What legal limits govern ICE’s authority to enter private property and how have courts ruled?
Executive summary
Federal immigration officers operate under the Fourth Amendment, which generally bars nonconsensual, warrantless entry into homes, but ICE has issued an internal memo authorizing forcible entry based on administrative warrants (I-205s), a change that has already prompted a federal court ruling finding a specific home entry unconstitutional and multiple lawsuits challenging the agency’s new guidance [1] [2] [3].
1. ICE’s new internal directive: administrative warrants and forced entry
In mid‑2025 ICE circulated an internal memorandum instructing officers that an agency‑issued administrative warrant (Form I‑205) can authorize forcible entry into a private residence to arrest someone with a final order of removal, a marked departure from prior practice where judges issued warrants for entry into homes [4] [5]. The memo reportedly requires officers to knock and identify themselves and limits hours of entry, but it expressly permits use of “reasonable force” to gain access if occupants refuse, and it frames administrative warrants as sufficient authority when an immigration judge or appeals body has issued a final removal order [6] [5].
2. Constitutional law baseline: the Fourth Amendment and Supreme Court precedent
The baseline legal rule—rooted in the Fourth Amendment—treats the home as the nucleus of privacy protections: the Supreme Court has long said the “physical entry of the home is the chief evil” the Amendment guards against, and courts have generally required judicially issued warrants for nonconsensual entries absent narrow exceptions [1] [7]. That precedent undergirds decades of public legal advice telling residents to refuse entry to immigration agents unless presented with a judge‑signed warrant [1] [7].

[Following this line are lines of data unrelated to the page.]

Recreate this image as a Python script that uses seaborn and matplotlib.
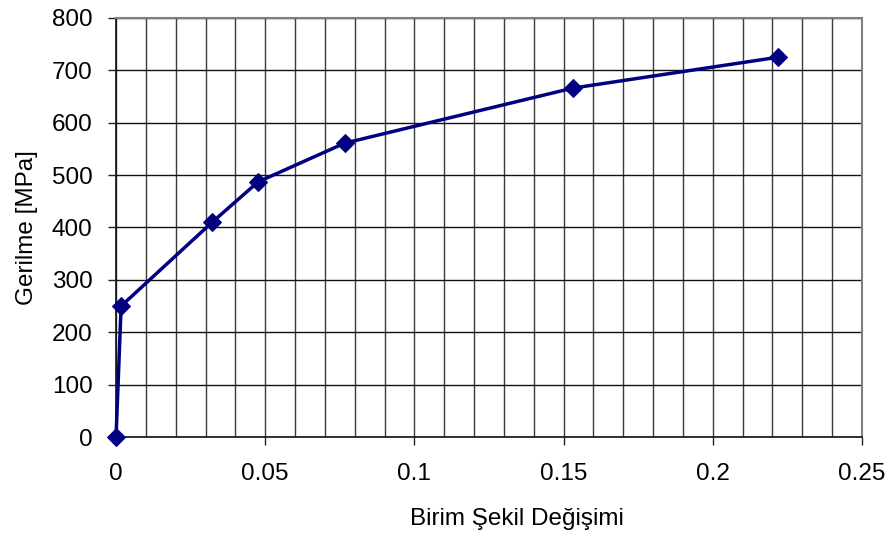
import matplotlib
matplotlib.use("Agg")
import matplotlib.pyplot as plt
import seaborn as sns
import numpy as np

# veriler
strain = [0.0, 0.0017, 0.0322, 0.0476, 0.0766, 0.1530, 0.2218]
stress = [0, 250, 410, 487, 561, 666, 725]

x_ticks = [0, 0.05, 0.1, 0.15, 0.2, 0.25]
x_labels = ["0", "0.05", "0.1", "0.15", "0.2", "0.25"]
y_ticks = [0, 100, 200, 300, 400, 500, 600, 700, 800]

sns.set_style("white")
plt.rcParams['font.family'] = ['Liberation Sans', 'DejaVu Sans']
plt.rcParams['text.color'] = 'black'
plt.rcParams['axes.labelcolor'] = 'black'

fig = plt.figure(figsize=(8.94, 5.43), dpi=100)
ax = fig.add_axes([0.1298, 0.1952, 0.8344, 0.7717])

sns.lineplot(x=strain, y=stress, marker="D", markersize=9.2, color="#000080",
             linewidth=2.5, markeredgecolor="#000080", sort=False, ax=ax,
             zorder=5, clip_on=False)

ax.set_xlim(0, 0.25)
ax.set_ylim(0, 800)
ax.set_xticks(x_ticks)
ax.set_xticklabels(x_labels)
ax.set_yticks(y_ticks)
ax.set_xticks(np.arange(0, 0.2501, 0.01), minor=True)

# ızgara
ax.grid(True, which="major", axis="y", color="#111111", linewidth=1)
ax.grid(True, which="both", axis="x", color="#3a3a3a", linewidth=1)
ax.set_axisbelow(True)

for s in ax.spines.values():
    s.set_color("#808080")
    s.set_linewidth(1.5)
ax.spines["bottom"].set_color("#111111")
ax.spines["bottom"].set_linewidth(1.2)
ax.spines["left"].set_color("#111111")
ax.spines["left"].set_linewidth(1.2)

ax.tick_params(axis="both", which="major", direction="out", length=6,
               width=1, color="#222222", labelsize=17.5, labelcolor="black",
               bottom=True, left=True)
ax.tick_params(axis="x", which="major", pad=12.5)
ax.tick_params(axis="y", which="major", pad=11)
ax.tick_params(axis="x", which="minor", length=0)

ax.set_xlabel("Birim Şekil Değişimi", fontsize=17.5)
ax.set_ylabel("Gerilme [MPa]", fontsize=17.5, labelpad=9.5)
ax.xaxis.set_label_coords(0.5375, -0.1706)

plt.savefig("out.png", dpi=100)
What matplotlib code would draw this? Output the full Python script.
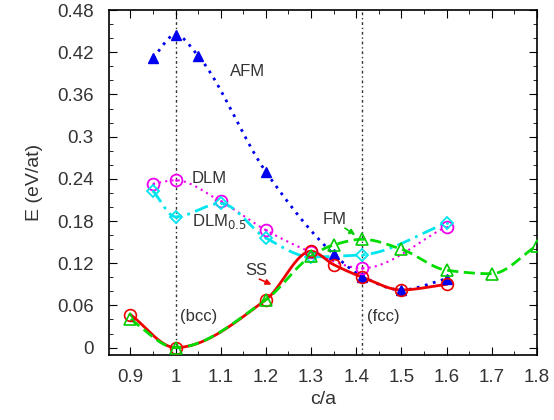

3. How courts have responded so far: a federal judge, habeas relief, and open litigation
Judicial response has already begun: a U.S. district judge in Minnesota ruled that ICE violated the Fourth Amendment when agents forcibly entered a home without a judge‑signed warrant, finding the entry unconstitutional in the specific case even as the court did not resolve the broader legality of ICE’s internal guidance [2]. Separately, civil lawsuits—such as a federal challenge filed by community groups in Boston—seek to block the memo as inconsistent with constitutional and statutory protections long applied to home entries [3]. Those cases signal that courts will be the primary arbiter of whether administrative warrants can supplant judicial warrants for nonconsensual residential entries [2] [3].
4. The agency’s argument and legal friction points
DHS and ICE defenders contend administrative warrants are long‑used tools in immigration enforcement and argue officers issuing those warrants assess probable cause and that Congress and courts have recognized administrative warrants’ role in immigration contexts, framing the memo as an internal clarification rather than a constitutional rewrite [5] [8]. Opponents counter that administrative warrants lack the judicial neutral approval traditionally required to justify entering a private home, and they highlight that routine enforcement rarely meets exigent‑circumstance exceptions such as hot pursuit or imminent danger—exceptions that courts treat narrowly [9] [7].
5. Practical legal limits, community guidance, and unresolved questions
Practically, legal experts and rights groups continue to advise refusing entry absent a judge‑signed warrant, asking agents to slide any papers under a door and documenting encounters, because consent, exigency, or active pursuit are the recognized exceptions—circumstances courts find infrequently in routine immigration arrests [9] [7]. Key unresolved questions remain: whether appellate courts or the Supreme Court will permit administrative warrants to justify nonconsensual home entries, how suppression or remedy doctrines will apply if courts later deem entries unlawful, and whether statutory or supervisory rulemaking will alter ICE’s internal practice as courts and litigants press challenges [2] [3]. Reporting sources do not resolve those future legal outcomes; they only document the memo, immediate litigation, and a court’s preliminary ruling in one case [4] [2] [3].